NPA fighting for the future of the pig industry
4th Apr 2022 / By Alistair Driver
The NPA is continuing to push at all levels, including regular contact with Farming Minister Victoria Prentis, to get pig prices up to a level that ensures a future for pig production in the UK.
“It has been relentless,” explained chief executive Zoe Davies. “We are encouraged by the recent price increases that are giving producers hope. But our message to everybody – Ministers, processors, retailers and other buyers of pork – is that there is still a very long way to go. This is only the start.
“Many pig producers remain in absolute dire straits financially – and unless these price increases are sustained, we will lose them, and, with that, our capacity to produce and supply the pork products our consumers demand.”
Zoe described February’s pig industry roundtable, which was commissioned by Defra at the request of the NPA and NFU and hosted by Mrs Prentis, as a ‘game-changer’. It brought all parts of the supply chain together to discuss the realities of the pig backlog and the wider issues affecting producers, including soaring costs of production.
“While we didn’t seem to gain immediate solutions on the day, the summit has undoubtedly improved communications across the supply chain and made a real difference, with Mrs Prentis taking an active role in raising concerns and holding individual businesses to account,” Zoe said.
“As a result, we have seen movement on the backlog, and there is now a far greater understanding of how the supply chain works alongside an awareness among processors and retailers of the huge financial challenges producers face, and their battle for survival.
“This has given us a basis to make the case for getting more money into the system and through to producers as quickly as possible. We are just starting to see the fruits of that.”
Since the summit, there have been numerous follow-up meetings, in some cases, chaired by Mrs Prentis, bringing most of the parties together, while there have also been individual meetings between Mrs Prentis and the processors. The NPA has held meetings with many of the companies involved in the pork supply chain.
“It has all been about the same message – taking action now to ensure producers receive sufficient income to pay for their feed, to stave off the bank, stay in business and, after enduring massive losses for more than a year, finally get back to break-even point,” Zoe added.
“Victoria Prentis has been very helpful. We have never had such good access to a Minister – we meet and talk regularly. She is taking on board what we say and fully understands the severity of the situation. In turn, she is seeking action from others in the supply chain.
“We have seen some good support from processors that have shown they understand the urgency. Some retailers have been helpful, too, and, behind the scenes, have been doing what they can.
“But we desperately need to see more urgency from some of them, including the UK’s biggest retailer and others that have the necessary resources to make a difference.
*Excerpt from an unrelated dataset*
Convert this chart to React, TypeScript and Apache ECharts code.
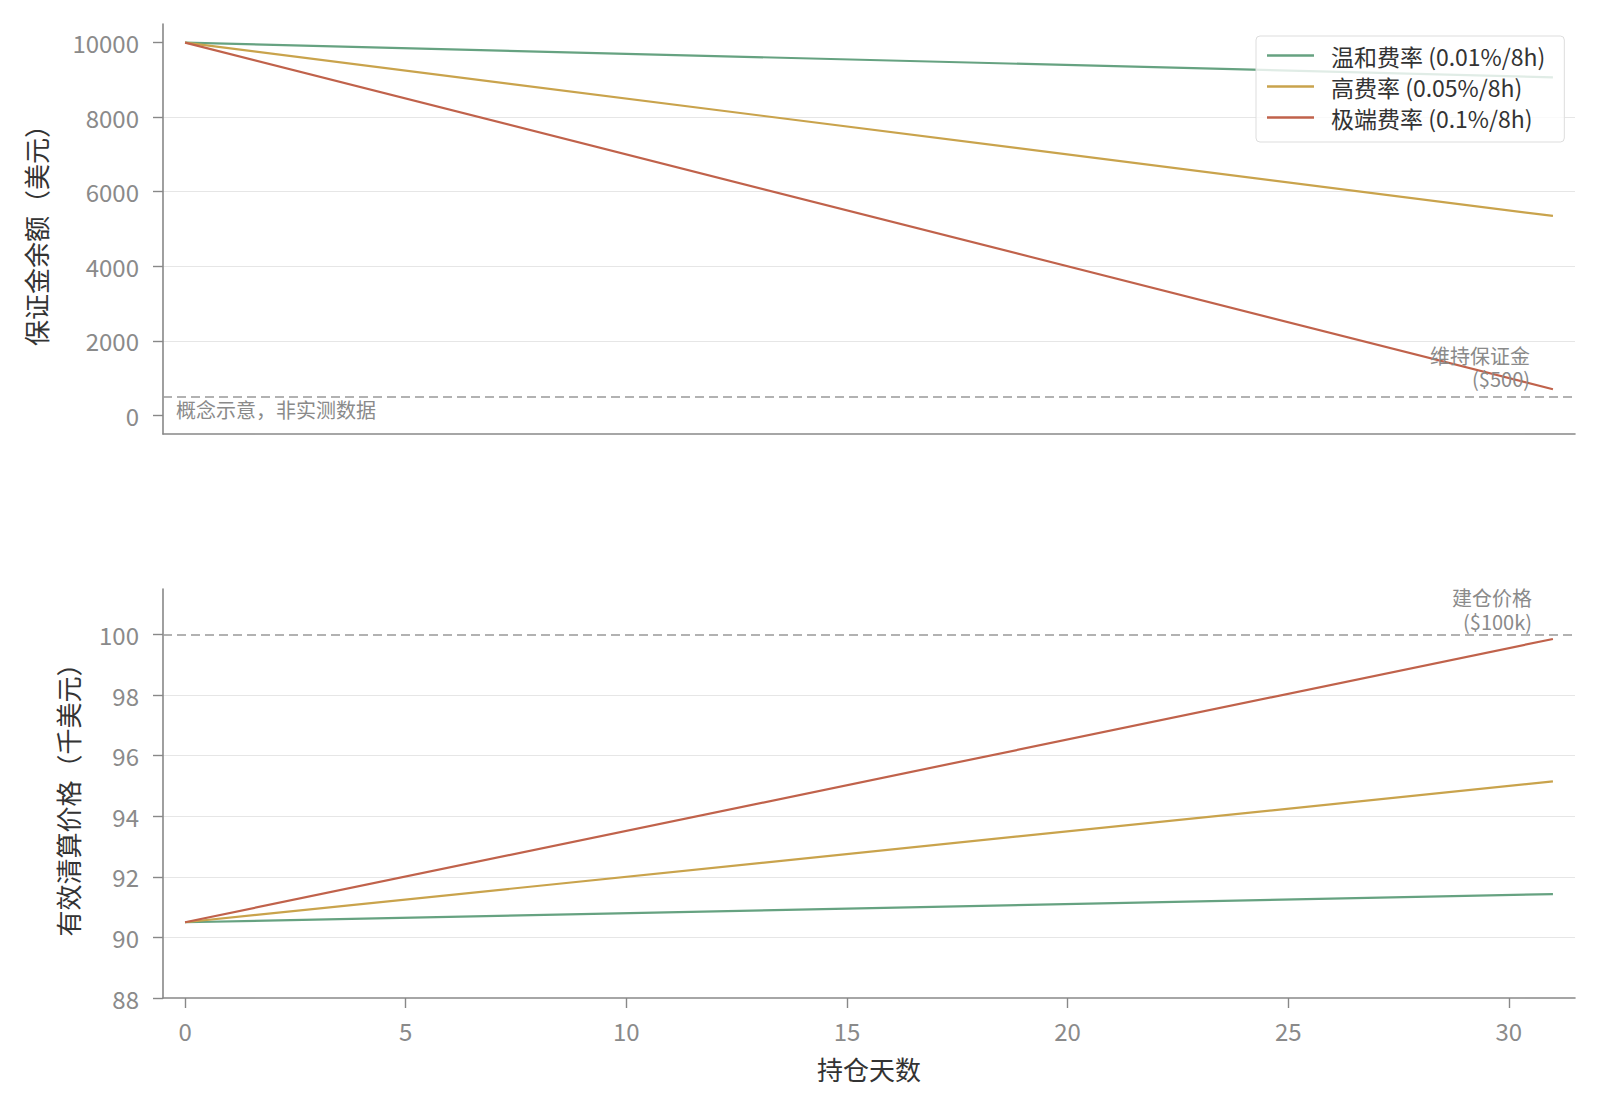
import React, { useEffect, useRef } from "react";
import * as echarts from "echarts";

// ---- data ----
const days = [0, 31];
const seriesNames = ["温和费率 (0.01%/8h)", "高费率 (0.05%/8h)", "极端费率 (0.1%/8h)"];
const marginMild = [10000, 9070];
const marginHigh = [10000, 5350];
const marginExtreme = [10000, 700];
const liqMild = [90.5, 91.43];
const liqHigh = [90.5, 95.15];
const liqExtreme = [90.5, 99.85];
const maintenanceMargin = 500;
const entryPrice = 100;
const xTicks = [0, 5, 10, 15, 20, 25, 30];
const marginTicks = [0, 2000, 4000, 6000, 8000, 10000];
const priceTicks = [88, 90, 92, 94, 96, 98, 100];

const colors = ["#66a281", "#c9a34c", "#c0624b"];
const FONT = "'Noto Sans CJK SC', 'Noto Sans', sans-serif";
const AXIS_GRAY = "#888888";
const TICK_TEXT = "#8a8a8a";
const GRID_LINE = "#e6e6e6";

const pairs = (ys: number[]) => days.map((d, i) => [d, ys[i]]);

export default function App() {
  const ref = useRef<HTMLDivElement>(null);

  useEffect(() => {
    if (!ref.current) return;
    const chart = echarts.init(ref.current, undefined, { renderer: "svg" });

    const axisLine = { show: true, onZero: false, lineStyle: { color: AXIS_GRAY, width: 1.6 } };
    const tickStyle = { lineStyle: { color: AXIS_GRAY, width: 1.4 } };
    const labelStyle = {
      color: TICK_TEXT,
      fontSize: 24,
      fontFamily: FONT,
      formatter: (v: number) => String(v),
    };
    const nameStyle = { color: "#333333", fontSize: 26, fontFamily: FONT };

    const lineSeries = (name: string, ys: number[], idx: number, color: string, extra: any = {}) => ({
      type: "line",
      name,
      xAxisIndex: idx,
      yAxisIndex: idx,
      data: pairs(ys),
      symbol: "none",
      showSymbol: false,
      lineStyle: { color, width: 2.2 },
      itemStyle: { color },
      z: 3,
      ...extra,
    });

    const option: any = {
      animation: false,
      textStyle: { fontFamily: FONT },
      grid: [
        { left: 163, top: 24, width: 1412, height: 410 },
        { left: 163, top: 589, width: 1412, height: 409 },
      ],
      legend: {
        data: seriesNames,
        orient: "vertical",
        left: 1256,
        top: 36,
        padding: [8, 19, 13, 11],
        icon: "rect",
        itemWidth: 47,
        itemHeight: 2.4,
        itemGap: 8,
        backgroundColor: "rgba(255,255,255,0.8)",
        borderColor: "#dddddd",
        borderWidth: 1,
        borderRadius: 4,
        textStyle: {
          color: "#333333",
          fontSize: 23,
          fontFamily: FONT,
          lineHeight: 22,
          padding: [0, 0, 0, 12],
        },
        z: 10,
      },
      xAxis: [
        {
          gridIndex: 0,
          type: "value",
          min: -0.5,
          max: 31.5,
          axisLine,
          axisTick: { show: false },
          axisLabel: { show: false },
          splitLine: { show: false },
        },
        {
          gridIndex: 1,
          type: "value",
          min: -0.5,
          max: 31.5,
          splitNumber: 6,
          axisLine,
          axisTick: { show: true, length: 10, customValues: xTicks, ...tickStyle },
          axisLabel: { customValues: xTicks, margin: 20, ...labelStyle },
          splitLine: { show: false },
          name: "持仓天数",
          nameLocation: "middle",
          nameGap: 57,
          nameTextStyle: nameStyle,
        },
      ],
      yAxis: [
        {
          gridIndex: 0,
          type: "value",
          min: -500,
          max: 10500,
          splitNumber: 5,
          axisLine,
          axisTick: { show: true, length: 10, customValues: marginTicks, ...tickStyle },
          axisLabel: { customValues: marginTicks, margin: 24, ...labelStyle },
          splitLine: {
            show: true,
            showMinLine: false,
            showMaxLine: false,
            lineStyle: { color: GRID_LINE, width: 1.2 },
          },
          name: "保证金余额（美元）",
          nameLocation: "middle",
          nameRotate: 90,
          nameGap: 115,
          nameTextStyle: nameStyle,
        },
        {
          gridIndex: 1,
          type: "value",
          min: 88,
          max: 101.5,
          splitNumber: 6,
          axisLine,
          axisTick: { show: true, length: 10, customValues: priceTicks, ...tickStyle },
          axisLabel: { customValues: priceTicks, margin: 24, ...labelStyle },
          splitLine: {
            show: true,
            showMinLine: false,
            showMaxLine: false,
            lineStyle: { color: GRID_LINE, width: 1.2 },
          },
          name: "有效清算价格（千美元）",
          nameLocation: "middle",
          nameRotate: 90,
          nameGap: 83,
          nameTextStyle: nameStyle,
        },
      ],
      graphic: [
        {
          type: "text",
          left: 176,
          top: 399,
          z: 5,
          style: { text: "概念示意，非实测数据", fill: "#8a8a8a", fontSize: 20, fontFamily: FONT },
        },
      ],
      series: [
        lineSeries(seriesNames[0], marginMild, 0, colors[0], {
          markLine: {
            symbol: "none",
            silent: true,
            lineStyle: { color: "#999999", type: [9, 5], width: 1.6 },
            label: {
              show: true,
              position: "insideEndTop",
              formatter: "维持保证金\n($500)",
              color: "#8a8a8a",
              fontSize: 20,
              lineHeight: 23,
              fontFamily: FONT,
              align: "right",
              padding: [0, 38, 0, 0],
              distance: 7,
            },
            data: [{ yAxis: maintenanceMargin }],
          },
        }),
        lineSeries(seriesNames[1], marginHigh, 0, colors[1]),
        lineSeries(seriesNames[2], marginExtreme, 0, colors[2]),
        lineSeries(seriesNames[0], liqMild, 1, colors[0], {
          markLine: {
            symbol: "none",
            silent: true,
            lineStyle: { color: "#999999", type: [9, 5], width: 1.6 },
            label: {
              show: true,
              position: "insideEndTop",
              formatter: "建仓价格\n($100k)",
              color: "#8a8a8a",
              fontSize: 20,
              lineHeight: 24,
              fontFamily: FONT,
              align: "right",
              padding: [0, 42, 0, 0],
              distance: 1,
            },
            data: [{ yAxis: entryPrice }],
          },
        }),
        lineSeries(seriesNames[1], liqHigh, 1, colors[1]),
        lineSeries(seriesNames[2], liqExtreme, 1, colors[2]),
      ],
    };

    chart.setOption(option);
    return () => chart.dispose();
  }, []);

  return (
    <div
      ref={ref}
      style={{ position: "fixed", left: 0, top: 0, width: 1600, height: 1110, background: "#ffffff" }}
    />
  );
}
They hold our future in their hands, and what they all need to understand is, with EU pigs in short supply and prices going through the roof, there will be nowhere else to go if we lose a big chunk of our production base.
“The NPA, as the representative body of the pig industry, will continue to work tirelessly, not only on solutions to the pig crisis, but also on a huge range of other issues of short-term and long-term relevance to the industry. We continue to believe there is a bright future for this industry, as long as everyone plays their parts.”
What is the current situation?
Pig producers have endured more than a year of negative margins, including typically losing around £25/pig in the first half of 2021, increasing to an unprecedented £39/pig in the final quarter. That was with wheat at around £190-£210/t.
Net margins will have worsened significantly during the current quarter, leaving many producers facing a battle for survival.
An already desperate situation on pig farms across the country was pushed beyond the survival limit for many, after Russia’s invasion of Ukraine prompted a dramatic spike in the wheat price from around £215/tonne to in the region of £300/tonne. Soya prices are also eye-wateringly high, while other input costs, including energy, fuel and labour continue to rise.
- You can read a case study of how soaring costs is affecting one pig farming business HERE
At the March NPA Pig Industry Group meeting, producers highlighted how costs of production have soared beyond £2/kg, prompting the NPA to write to all the major retailers calling for pig prices to be increased beyond that point.
There have been some notable processor contribution price increases over the past few weeks, with more on Friday and Morrisons-Woodheads leading the way.
However, while contracts vary significantly, many producer pig price contracts remain heavily linked to the SPP. While it has shown healthy increases over the past fortnight, including a record 5.3p last week, it still stands at just under 147p/kg, as its nature as a price average index renders it unable to respond as quickly to the market as most within the industry would like.
This is why the NPA is demanding more from the supply chain, particularly some of the big retailers.
EU price on the up
Meanwhile, there has been a complete turnaround in the relationship between UK and EU prices. Until the past few weeks, UK pigs had held a premium in excess of 30p/kg over EU pork for a very long time.
After a run of big price increases across Europe in March, notably in Germany, the EU Reference Price soared to 152.3p/kg at the end of the month, compared with a UK figure of 149.3p/kg, highlighting how cheap EU imports are no longer an option for UK retailers and processors.